Short problem => Retype every line from the start of the data down to and including the line with "var yTicks = [0, 0.07, 0.01];". Skip the pictures.

***** Material provided *****

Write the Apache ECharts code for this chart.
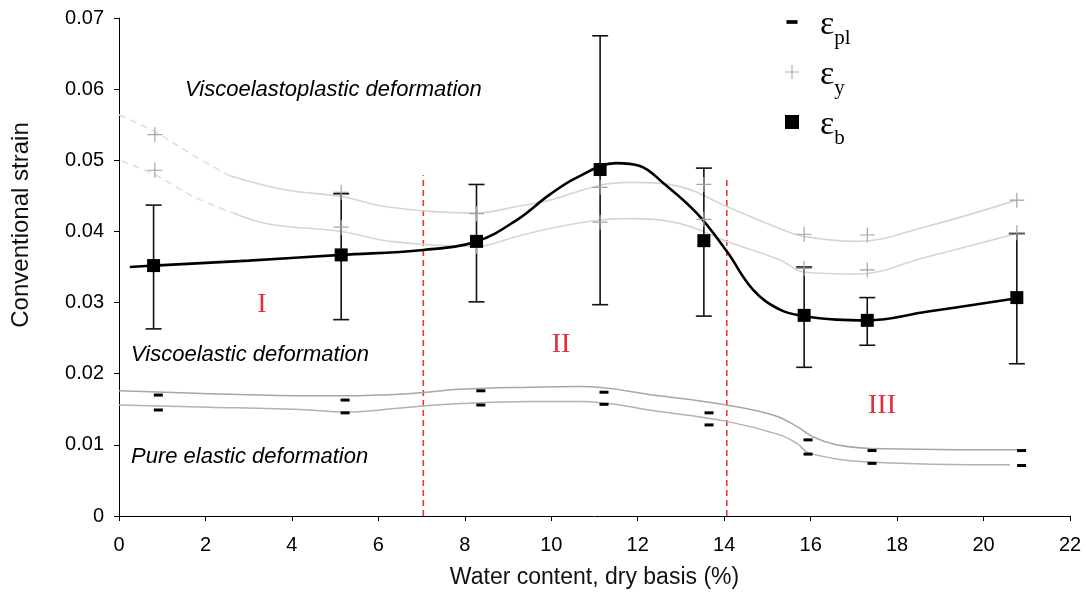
<!DOCTYPE html>
<html>
<head>
<meta charset="utf-8">
<script src="https://cdn.jsdelivr.net/npm/echarts@6/dist/echarts.min.js"></script>
<style>
html,body{margin:0;padding:0;background:#fff;}
#chart{width:1086px;height:596px;}
</style>
</head>
<body>
<div id="chart"></div>
<script>
// ---------- data ----------
var xTicks = [0, 22, 2];          // min, max, interval
var yTicks = [0, 0.07, 0.01];

// breaking strain eps_b : [x, mean]
var epsB = [[0.80,0.0352],[5.14,0.0367],[8.27,0.0386],[11.13,0.0487],[13.53,0.0387],[15.85,0.0282],[17.31,0.0275],[20.77,0.0307]];
// error bars of eps_b : [x, low, high]
var epsBErr = [[0.80,0.0263,0.0437],[5.14,0.0276,0.0453],[8.27,0.0301,0.0466],[11.13,0.0297,0.0675],[13.53,0.0281,0.0489],[15.85,0.0209,0.0350],[17.31,0.0240,0.0307],[20.77,0.0214,0.0397]];
// yield strain eps_y (two bounds per water content)
var epsY = [[0.83,0.0536],[0.83,0.0486],[5.14,0.0455],[5.14,0.0406],[8.27,0.0425],[8.27,0.0379],[11.13,0.0462],[11.13,0.0413],[13.53,0.0466],[13.53,0.0417],[15.85,0.0396],[15.85,0.0348],[17.31,0.0395],[17.31,0.0346],[20.77,0.0444],[20.77,0.0398]];
// proportional limit strain eps_pl (two bounds per water content)
var epsPl = [[0.91,0.0170],[0.91,0.0149],[5.23,0.0163],[5.23,0.0145],[8.37,0.0176],[8.37,0.0156],[11.22,0.0174],[11.22,0.0157],[13.65,0.0145],[13.65,0.0128],[15.94,0.0107],[15.94,0.0087],[17.42,0.0092],[17.42,0.0074],[20.88,0.0092],[20.88,0.0071]];

// trend curves
var curveB = [[0.25,0.0350],[0.80,0.0352],[3.0,0.0359],[5.14,0.0367],[7.04,0.0374],[8.27,0.0386],[9.2,0.0416],[9.97,0.0452],[10.6,0.0476],[11.5,0.0496],[12.05,0.0492],[12.59,0.0468],[13.36,0.0426],[14.06,0.0372],[14.67,0.0318],[15.29,0.0290],[15.85,0.0281],[16.6,0.0276],[17.31,0.0275],[18.68,0.0287],[20.77,0.0306]];
var curveYUpDash = [[0,0.0564],[0.83,0.0540],[1.72,0.0507],[2.53,0.0479]];
var curveYUp = [[2.53,0.0479],[3.8,0.0459],[5.14,0.0449],[6.27,0.0434],[8.27,0.0426],[9.2,0.0435],[9.97,0.0444],[11.13,0.0465],[11.82,0.0469],[12.98,0.0463],[14.06,0.0435],[15.29,0.0404],[15.85,0.0393],[17.06,0.0386],[18.68,0.0407],[20.77,0.0444]];
var curveYLoDash = [[0.06,0.0499],[0.85,0.0479],[1.72,0.0449],[2.64,0.0426]];
var curveYLo = [[2.64,0.0426],[3.49,0.0410],[5.14,0.0400],[6.27,0.0386],[8.27,0.0379],[9.2,0.0393],[9.97,0.0404],[11.13,0.0416],[11.82,0.0418],[12.98,0.0411],[14.06,0.0386],[15.29,0.0360],[15.85,0.0343],[17.06,0.0340],[18.68,0.0364],[20.77,0.0397]];
var curvePlUp = [[0,0.0176],[2.1,0.0172],[4.4,0.0169],[5.2,0.0169],[6.7,0.0172],[7.9,0.0178],[9.5,0.0181],[10.66,0.0182],[12.5,0.0169],[14.06,0.0156],[15.13,0.0142],[15.68,0.0126],[16.06,0.0111],[16.6,0.0100],[17.37,0.0095],[20.84,0.0093]];
var curvePlLo = [[0,0.0156],[2.1,0.0153],[4.4,0.0149],[5.2,0.0146],[6.7,0.0153],[7.9,0.0158],[9.5,0.0161],[10.66,0.0161],[12.5,0.0147],[14.06,0.0133],[15.29,0.0114],[15.68,0.0102],[15.98,0.0088],[17.37,0.0076],[20.61,0.0072]];

// region dividers
var divider1 = [[7.04,0],[7.04,0.0479]];
var divider2 = [[14.06,0],[14.06,0.0477]];

var legendNames = ['εpl','εy','εb'];
var legendSubs = {'εpl':'pl','εy':'y','εb':'b'};
var regionLabels = ['I','II','III'];
var zoneLabels = ['Viscoelastoplastic deformation','Viscoelastic deformation','Pure elastic deformation'];

// ---------- chart ----------
var PLUS = 'path://M0,9.2H9.2V0H10.8V9.2H20V10.8H10.8V20H9.2V10.8H0Z';
var DASH = 'path://M-4,-14M34,24M0,0H30V10H0Z';
var chart = echarts.init(document.getElementById('chart'));

function curve(name, data, color, width, dashed) {
  return {
    name: name, type: 'line', data: data, smooth: 0.4, showSymbol: false, symbol: 'none',
    silent: true, z: 2,
    lineStyle: {color: color, width: width, type: dashed ? [7,5] : 'solid'}
  };
}
function divider(data) {
  return {
    type: 'line', data: data, showSymbol: false, symbol: 'none', silent: true, z: 1,
    lineStyle: {color: '#e8333c', width: 1.6, type: [6,4]}
  };
}

var option = {
  backgroundColor: '#fff',
  animation: false,
  grid: {left: 119, right: 16, top: 18, bottom: 80},
  xAxis: {
    type: 'value', min: xTicks[0], max: xTicks[1], interval: xTicks[2],
    name: 'Water content, dry basis (%)', nameLocation: 'middle', nameGap: 50,
    nameTextStyle: {fontFamily: 'Liberation Sans', fontSize: 23, color: '#111'},
    axisLine: {lineStyle: {color: '#000', width: 1}},
    axisTick: {show: true, inside: false, length: 5, lineStyle: {color: '#000'}},
    axisLabel: {fontFamily: 'Liberation Sans', fontSize: 20, color: '#000', margin: 19},
    splitLine: {show: false}
  },
  yAxis: {
    type: 'value', min: yTicks[0], max: yTicks[1], interval: yTicks[2],
    name: 'Conventional strain', nameLocation: 'middle', nameGap: 86,
    nameTextStyle: {fontFamily: 'Liberation Sans', fontSize: 24, color: '#111', padding: [0,0,0,84]},
    axisLine: {show: true, lineStyle: {color: '#000', width: 1}},
    axisTick: {show: true, inside: false, length: 5, lineStyle: {color: '#000'}},
    axisLabel: {fontFamily: 'Liberation Sans', fontSize: 20, color: '#000', margin: 15,
      formatter: function (v) { return v === 0 ? '0' : v.toFixed(2); }},
    splitLine: {show: false}
  },
  legend: {
    orient: 'vertical', left: 780, top: 3, itemGap: 9, itemWidth: 14, itemHeight: 14,
    selectedMode: false,
    data: [
      {name: legendNames[0], icon: DASH, itemStyle: {color: '#000', opacity: 1}},
      {name: legendNames[1], icon: PLUS, itemStyle: {color: '#a8a8a8', opacity: 1}},
      {name: legendNames[2], icon: 'rect', itemStyle: {color: '#000', opacity: 1}}
    ],
    formatter: function (name) { return '{e|ε}{s|' + legendSubs[name] + '}'; },
    textStyle: {
      padding: [0,0,0,16],
      rich: {
        e: {fontFamily: 'Liberation Serif', fontSize: 34, color: '#000', verticalAlign: 'bottom', lineHeight: 40},
        s: {fontFamily: 'Liberation Serif', fontSize: 21, color: '#000', verticalAlign: 'bottom', lineHeight: 26, padding: [0,0,-7,0]}
      }
    }
  },
  graphic: [
    {type: 'text', left: 185, top: 79, style: {text: zoneLabels[0], font: 'italic 22px "Liberation Sans"', fill: '#000'}},
    {type: 'text', left: 131, top: 344, style: {text: zoneLabels[1], font: 'italic 22px "Liberation Sans"', fill: '#000'}},
    {type: 'text', left: 131, top: 446, style: {text: zoneLabels[2], font: 'italic 22px "Liberation Sans"', fill: '#000'}},
    {type: 'text', x: 262, y: 305, style: {text: regionLabels[0], font: '28px "Liberation Serif"', fill: '#e0303a', align: 'center', verticalAlign: 'middle'}},
    {type: 'text', x: 561, y: 345, style: {text: regionLabels[1], font: '28px "Liberation Serif"', fill: '#e0303a', align: 'center', verticalAlign: 'middle'}},
    {type: 'text', x: 882, y: 406, style: {text: regionLabels[2], font: '28px "Liberation Serif"', fill: '#e0303a', align: 'center', verticalAlign: 'middle'}}
  ],
  series: [
    divider(divider1),
    divider(divider2),
    curve('yUpDash', curveYUpDash, '#dcdcdc', 1.4, true),
    curve('yLoDash', curveYLoDash, '#dcdcdc', 1.4, true),
    curve('yUp', curveYUp, '#d8d5d2', 1.6, false),
    curve('yLo', curveYLo, '#d8d5d2', 1.6, false),
    curve('plUp', curvePlUp, '#a9a6a4', 1.5, false),
    curve('plLo', curvePlLo, '#b4b1af', 1.5, false),
    {
      name: 'errB', type: 'custom', data: epsBErr, z: 3, silent: true,
      encode: {x: 0, y: [1, 2]},
      renderItem: function (params, api) {
        var x = api.value(0);
        var lo = api.coord([x, api.value(1)]);
        var hi = api.coord([x, api.value(2)]);
        var w = 8;
        var st = {stroke: '#111', lineWidth: 1.6};
        return {type: 'group', children: [
          {type: 'line', shape: {x1: lo[0], y1: lo[1], x2: hi[0], y2: hi[1]}, style: st},
          {type: 'line', shape: {x1: lo[0]-w, y1: lo[1], x2: lo[0]+w, y2: lo[1]}, style: st},
          {type: 'line', shape: {x1: hi[0]-w, y1: hi[1], x2: hi[0]+w, y2: hi[1]}, style: st}
        ]};
      }
    },
    curve('bCurve', curveB, '#000', 2.6, false),
    {name: legendNames[1], type: 'scatter', data: epsY, symbol: PLUS, symbolSize: 15, z: 4,
      itemStyle: {color: '#a4a4a4', opacity: 1}},
    {name: legendNames[0], type: 'scatter', data: epsPl, symbol: 'rect', symbolSize: [9, 3], z: 4,
      itemStyle: {color: '#000', opacity: 1}},
    {name: legendNames[2], type: 'scatter', data: epsB, symbol: 'rect', symbolSize: 13, z: 5,
      itemStyle: {color: '#000', opacity: 1}}
  ]
};
chart.setOption(option);
</script>
</body>
</html>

*****

Answer below =>
Write the Apache ECharts code for this chart.
<!DOCTYPE html>
<html>
<head>
<meta charset="utf-8">
<script src="https://cdn.jsdelivr.net/npm/echarts@6/dist/echarts.min.js"></script>
<style>
html,body{margin:0;padding:0;background:#fff;}
#chart{width:1086px;height:596px;}
</style>
</head>
<body>
<div id="chart"></div>
<script>
// ---------- data ----------
var xTicks = [0, 22, 2];          // min, max, interval
var yTicks = [0, 0.07, 0.01];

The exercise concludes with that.